The Arlington Arts Council donated the piece done by local stone sculptor Reg Akright, who had originally designed it to pay homage to heavy construction and the trades, and to everyone who worked the trades like he did as a bridge ironworker, underground miner and heavy construction laborer.

The artwork was created using stones, beach cobbles, rebar and steel pipe from an old pipe company on 67th Avenue in Arlington. The top, highly polished 14-inch round stone is black Egyptian granite.

Akright said he was honored to have the piece selected as a memorial to Boulton.

“I finished the sculpture in 2015 just a few months after my father, Robert L. Akright, passed away,” Akright said. “He was a Colorado-based geologist who worked throughout the western states and a gifted oil painter. I quietly, privately, dedicated this piece to his memory.”

Akright didn’t know Boulton personally, but he has heard the stories.

“I always hoped this piece, because it is quiet and even a little floral in shape, would be placed in just the garden setting that you chose,” he said.
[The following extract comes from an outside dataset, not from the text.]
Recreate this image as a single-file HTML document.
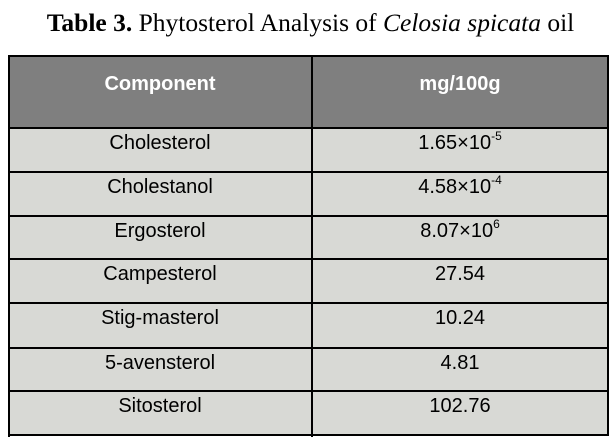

He added, “To honor a person like George, that is also something special.”

Arts Council president Sarah Arney spotted the sculpture in a retrospective of the past 25 artists of the year at Schack Art Center in Everett earlier this year. Akright was the art center’s artist of the year in 2008 for his contributions to the art community of Snohomish County.

Arney noticed the industrial nature of the piece makes it appropriate for Arlington, but with the passing of Boulton, it became clearly a vase with a flower bud.

“Some say it brings to mind an ice cream cone,” Arney said. “That’s OK, too, I am sure George won’t mind.”

Boulton was a loyal supporter of the arts and was named AAC’s Art Advocate of Arlington in 2016.

“We knew we had to find a piece of art to dedicate to George,” Arney said.

City staff ordered a base and plaques, then prepared the flower garden for the sculpture. The Arlington Kiwanis and Garden clubs donated to the project.

The sculpture is the first of three pieces that the Arts Council plans to donate to bolster the city’s public art inventory.